A spokesperson for Prudential Insurance Co. of America says the company is on track to meet the deadline for paying claims that stem from the company's 1997 class action settlement.

Robert DeFillippo, a Prudential spokesperson, says the company is complying with an order in the settlement that stipulates claims must be paid to settlement participants by Dec. 31. "We're extremely close to being done, if not done already," he says.

Up-to-date figures about how much money has been paid out and how many customers have received payments is unavailable. The most recent figures have not been released by U.S. District Court Judge Alfred Wolin, who is overseeing the class action settlement. As of April 1999, the company had paid out about $1 billion to about 250,000 policyholders.

Separately, Prudential still faces about 40 individual lawsuits brought by current and former employees in a Minnesota Alternative Dispute Resolution (ADR) claims-handling office. These employees allege pervasive age, gender, and race discrimination in the company. Further, as previously reported by Insure.com, these employees are telling of alarming mishandling of settlement claims. You can read more about their allegations in Prudential employees tell of settlement-claim abuses and discrimination.

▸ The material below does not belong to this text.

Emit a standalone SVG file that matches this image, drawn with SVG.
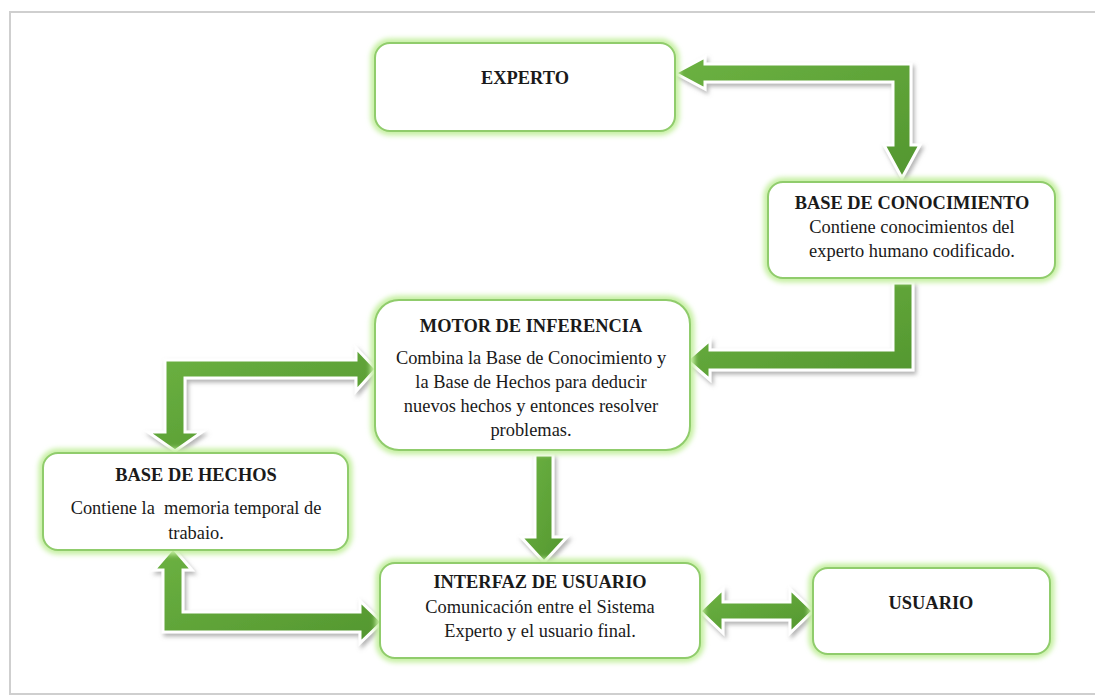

In November 1999, Wolin ordered an investigation into these allegations to be completed by Dec. 22. No results from that investigation have been released.

The settlement
In 1997, Prudential agreed to a settlement to resolve allegations that the company routinely "churned" policyholders. Churning is an illegal practice in which agents encourage customers to use built up cash value in their whole life insurance policies to purchase new policies. This caused customers to lose their cash value and any other benefits they accumulated. Agents "churn" customers because they receive a commission on every new policy sold.

One settlement participant, for example, told Insure.com that he received four award letters within a 30-day span — and the award offered swung $10,000 downward between the first letter and the fourth. His story corroborates the employee complaints in Minnesota. Recently there was a failed push by the state of Florida to be included in Wolin's investigation because of similar stories from the Florida Prudential office.

So far, the only recourse for policyholders who feel they received an unfair settlement payment for their ADR claim is to appeal the award through an outside arbitrator, the American Arbitration Association (AAA). You must make your appeal within 45 days of the date of the letter informing you of your award amount. You appeal by sending a form back to Prudential, which places you in touch with the AAA. The association will review the evidence presented in the original ADR claim and make a final decision on the claim amount. So far, between 40,000 and 60,000 Prudential policyholders have filed for ADR arbitration, says Brad Friedman, an attorney for the plaintiffs with the law firm of Milberg Weiss Bershad Hynes & Lerach in New York. Prudential must pay for all attorneys' bills in arbitration.

Although policyholders may pursue arbitration if they feel their award was too small, there is no recourse for policyholders who suspect their ADR claim was affected by alleged wrongdoings in Minnesota and Florida.